Yes, ordinary life, wanting simple things or ‘dal chawal’ might sound incessantly dull but life often balances itself out. Bunny might be living his ‘udna, daudna, girna’ life but at the end of the day, he comes back home to a cold hotel room, has no clue what his friends and family are doing back in India and hasn’t felt the walls of his childhood home in years. Contrastingly, Naina has a so-called dull and boring job but comes home to a warm family, home-cooked meals and people to lend her a shoulder when she needs it.
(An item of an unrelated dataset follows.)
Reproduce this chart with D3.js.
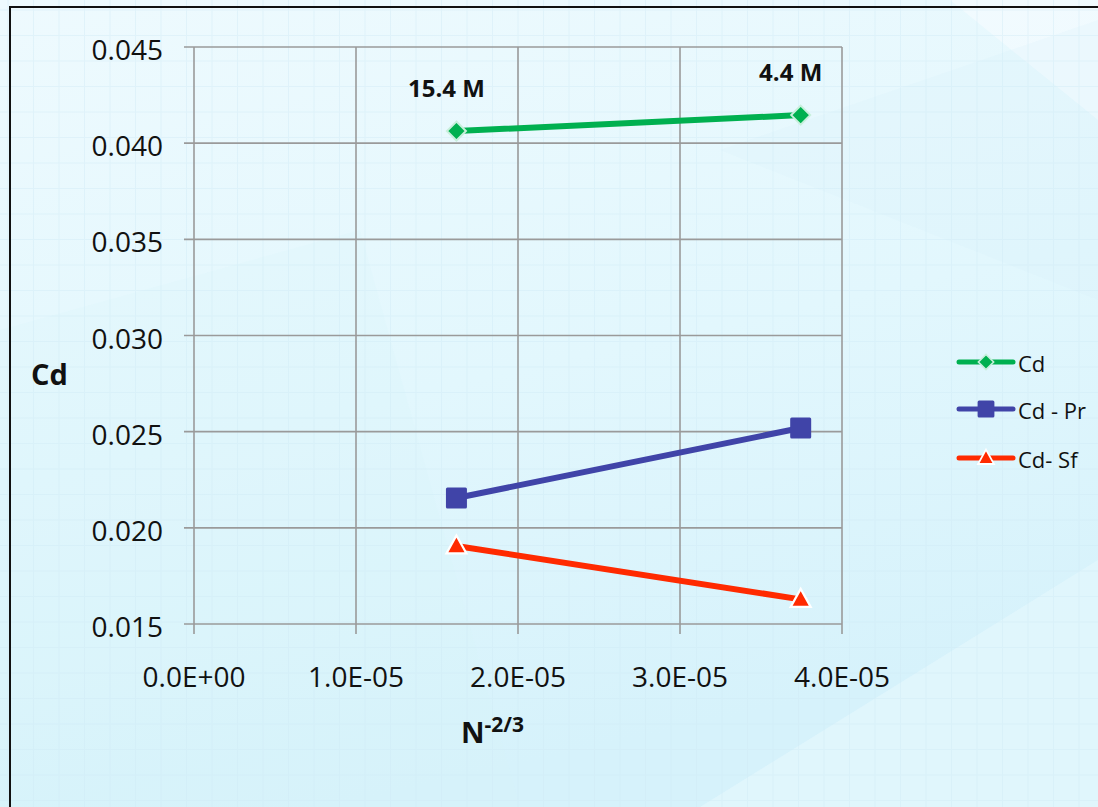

Even though it might sound like it, I’m not trying to invalidate having a passion or an ambition. Sure, passions and ambitions are important. They are what keep us going. But it’s also important to sometimes pause, stand back and question the system, wipe your lens and figure out the labels – what is dull and what is glamorous, what is real, what is unreal. And sometimes, to say to yourself that although mai udna, daudna, girna chahta hu; rukna is also important and a part of life, even in your ‘dream job’.